Rather we could perhaps understand it as extra-political, in the sense of not politically or legally necessary. The coronation oath, promising to govern each of his countries according to their respective laws and customs, to administer law and justice with mercy, and to uphold Protestantism in the United Kingdom and protect the Church of England, does not change his responsibilities, privileges or rights. It is in this sense a ceremony quite different from a marriage or the signing of an international convention. Without the ritual, he would still be King of the United Kingdom and Supreme Governor of the Church of England.

The intertwinement of religious and political power

Is it a religious ritual? Yes, very much so. It is a liturgical service, arranged by the Archbishop of Canterbury and contains a multitude of religious symbols and actions. Compared to rituals like civil marriages, it is a church service, and as such it does not have any secular and legal effects on those present and participating. But this does not remove the politico-religious aspect of it. Without delving into the deep intricacies of Anglican canon law, and Christian theology in general, we could return to the role of kings as emulators of gods, in this case, the one God of the Christian faith. Charles III, in this variation of the ancient practice of kingship, is a servant of God. He is not only bound by and protector of secular laws but is anointed with holy oil, setting him aside in a spiritual role of extra significance. He is no god, but his coronation and the anointing make him a perfect and true king’, and his status as a link between the transcendent God and his subjects is as a personification of the ideal Christian. The role of the king is here still the same that Graeber and Sahlins argue it has always been.

Finally, as a scholar of public law, I must also say something about the merging of religious and political power. While it is, once again, more or less distinguished in practice in everyday political life it is never fully severed. In the coronation ceremony, it perhaps reaches its apex of intertwinement. The symbols of power are present, from the soldiers with automatic weapons outside, the ceremonial rods carried into the church to the royal regalia presented to the monarch by the archbishop and other potentates surrounded by religious symbols. But the most important aspect of power is perhaps the glorious ceremony itself. While the coronation was historically only to be seen by the court and a few invited guests, it is now broadcast across both the realms of the king and abroad.

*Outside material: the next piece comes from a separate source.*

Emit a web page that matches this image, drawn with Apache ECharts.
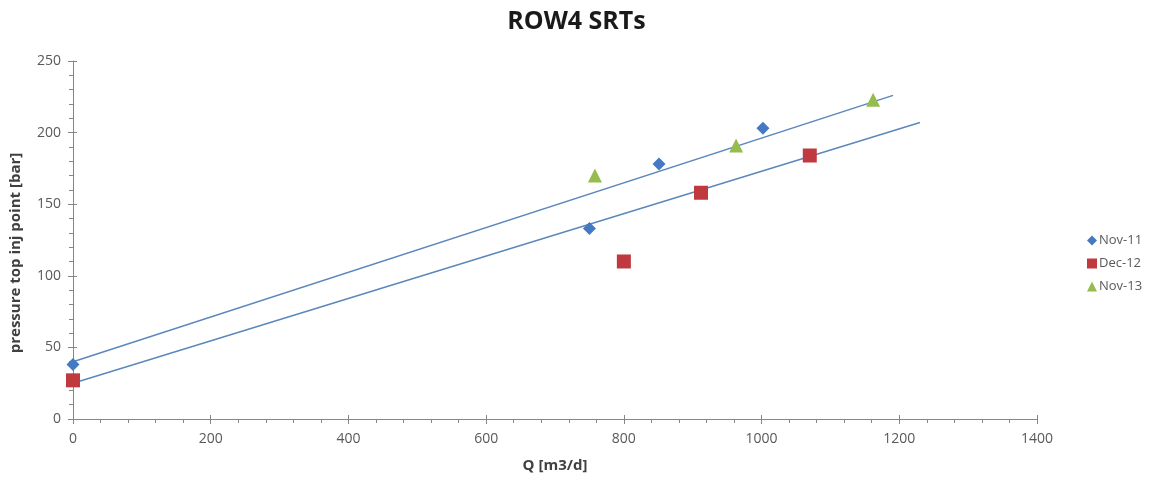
<!DOCTYPE html>
<html>
<head>
<meta charset="utf-8">
<style>
  html, body { margin: 0; padding: 0; background: #fff; }
  #chart { width: 1153px; height: 481px; }
</style>
<script src="https://cdn.jsdelivr.net/npm/echarts@6/dist/echarts.min.js"></script>
</head>
<body>
<div id="chart"></div>
<script>
// Injection tests: flow rate Q [m3/d] vs. pressure at top injection point [bar]
const seriesNames = ['Nov-11', 'Dec-12', 'Nov-13'];

const nov11Q = [0, 750, 851, 1002];
const nov11P = [38, 133, 178, 203];

const dec12Q = [0, 800, 912, 1070];
const dec12P = [27, 110, 158, 184];

const nov13Q = [758, 963, 1162];
const nov13P = [170, 191, 223];

// Linear trend lines (start / end points)
const trendUpperQ = [0, 1191];
const trendUpperP = [40, 226];
const trendLowerQ = [0, 1230];
const trendLowerP = [25, 207];

const xTicks = [0, 200, 400, 600, 800, 1000, 1200, 1400];
const yTicks = [0, 50, 100, 150, 200, 250];

const zip = (xs, ys) => xs.map((x, i) => [x, ys[i]]);

const FONT = 'Open Sans';
const AXIS_COLOR = '#868686';
const LABEL_COLOR = '#595959';

const xBase = {
  type: 'value', min: xTicks[0], max: xTicks[xTicks.length - 1], interval: 200,
  splitLine: { show: false }
};
const yBase = {
  type: 'value', min: yTicks[0], max: yTicks[yTicks.length - 1], interval: 50,
  splitLine: { show: false }
};

const chart = echarts.init(document.getElementById('chart'), null, { renderer: 'canvas' });

chart.setOption({
  backgroundColor: '#ffffff',
  animation: false,
  title: {
    text: 'ROW4 SRTs',
    left: 'center',
    top: 4,
    textStyle: { fontFamily: FONT, fontSize: 25, fontWeight: 'bold', color: '#1a1a1a' }
  },
  grid: { left: 73, right: 116, top: 61, bottom: 62 },
  legend: {
    orient: 'vertical',
    left: 1082,
    top: 229,
    itemGap: 10,
    itemWidth: 10,
    itemHeight: 10,
    textStyle: { fontFamily: FONT, fontSize: 13, color: LABEL_COLOR, padding: [0, 0, 0, -3] },
    data: [
      { name: seriesNames[0], icon: 'diamond' },
      { name: seriesNames[1], icon: 'rect' },
      { name: seriesNames[2], icon: 'triangle' }
    ]
  },
  xAxis: [
    Object.assign({}, xBase, {
      name: 'Q [m3/d]',
      nameLocation: 'middle',
      nameGap: 39,
      nameTextStyle: { fontFamily: FONT, fontSize: 15, fontWeight: 'bold', color: '#404040' },
      axisLine: { show: true, lineStyle: { color: AXIS_COLOR, width: 1 } },
      axisTick: { show: true, length: 5, lineStyle: { color: AXIS_COLOR } },
      minorTick: { show: true, splitNumber: 5, length: 4, lineStyle: { color: AXIS_COLOR } },
      axisLabel: {
        fontFamily: FONT, fontSize: 14, color: LABEL_COLOR, margin: 13,
        formatter: v => String(v)
      }
    }),
    Object.assign({}, xBase, {
      position: 'bottom',
      axisLine: { show: false },
      axisTick: { show: true, inside: true, length: 4, lineStyle: { color: AXIS_COLOR } },
      axisLabel: { show: false }
    })
  ],
  yAxis: [
    Object.assign({}, yBase, {
      axisLine: { show: true, lineStyle: { color: AXIS_COLOR, width: 1 } },
      axisTick: { show: true, length: 5, lineStyle: { color: AXIS_COLOR } },
      minorTick: { show: true, splitNumber: 5, length: 4, lineStyle: { color: AXIS_COLOR } },
      axisLabel: { fontFamily: FONT, fontSize: 14, color: LABEL_COLOR, margin: 12 }
    }),
    Object.assign({}, yBase, {
      position: 'left',
      axisLine: { show: false },
      axisTick: { show: true, inside: true, length: 4, lineStyle: { color: AXIS_COLOR } },
      axisLabel: { show: false }
    })
  ],
  graphic: [{
    type: 'text',
    x: 16,
    y: 253,
    rotation: Math.PI / 2,
    style: {
      text: 'pressure top inj point [bar]',
      fontFamily: FONT,
      fontSize: 15,
      fontWeight: 'bold',
      fill: '#404040',
      align: 'center',
      verticalAlign: 'middle'
    }
  }],
  series: [
    {
      type: 'line', data: zip(trendUpperQ, trendUpperP), symbol: 'none', silent: true,
      lineStyle: { color: '#5a87bd', width: 1.5 }, z: 2
    },
    {
      type: 'line', data: zip(trendLowerQ, trendLowerP), symbol: 'none', silent: true,
      lineStyle: { color: '#5a87bd', width: 1.5 }, z: 2
    },
    {
      name: seriesNames[0], type: 'scatter', symbol: 'diamond', symbolSize: 13,
      itemStyle: { color: '#4479c4', opacity: 1 }, data: zip(nov11Q, nov11P), z: 3
    },
    {
      name: seriesNames[1], type: 'scatter', symbol: 'rect', symbolSize: 14,
      itemStyle: { color: '#c0393f', opacity: 1 }, data: zip(dec12Q, dec12P), z: 3
    },
    {
      name: seriesNames[2], type: 'scatter', symbol: 'triangle', symbolSize: 14,
      itemStyle: { color: '#96bc4f', opacity: 1 }, data: zip(nov13Q, nov13P), z: 3
    }
  ]
});
</script>
</body>
</html>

Acclamation, glory and democracy

The first part of the coronation is the Recognition, where all present acclaims God save King Charles”, as well repeated in God save the King” after the regalia are presented to him. Acclamation has been essential to both religious and political practice since antiquity. Is this then another case of anachronistic tradition, as foreign to us as the mystical event of the hidden anointing? No, it is not. It has been argued, and in my opinion correctly, that this essential component of power — the acclamation — is today even more important as an ever-present phenomenon in our societies:

What was confined to the spheres of liturgy and ceremonials has become concentrated in the media and, at the same time, through them it spreads and penetrates at each moment into every area of society, both public and private. Con­temporary democracy is a democracy that is entirely founded upon glory, that is, on the efficacy of acclamation, multiplied and disseminated by the media beyond all imagination.

Perhaps the most important lesson of the coronation is therefore not the endlessly fascinating and curious ritual details. The ancient ceremony is not the only one thing that depends on glorification through pomp and grandeur. All political societies, not least our modern democracies, are dependent on acclamations, today not rare ceremonies but continuous processes of opinion polling and media coverage. In the televised version of the once again reinvented thousand-year-old ceremony, these worlds of entertainment, power, religion, and glory meet. Everything that was there brought together will stay with us in new forms, no matter if this was the last coronation ceremony or not.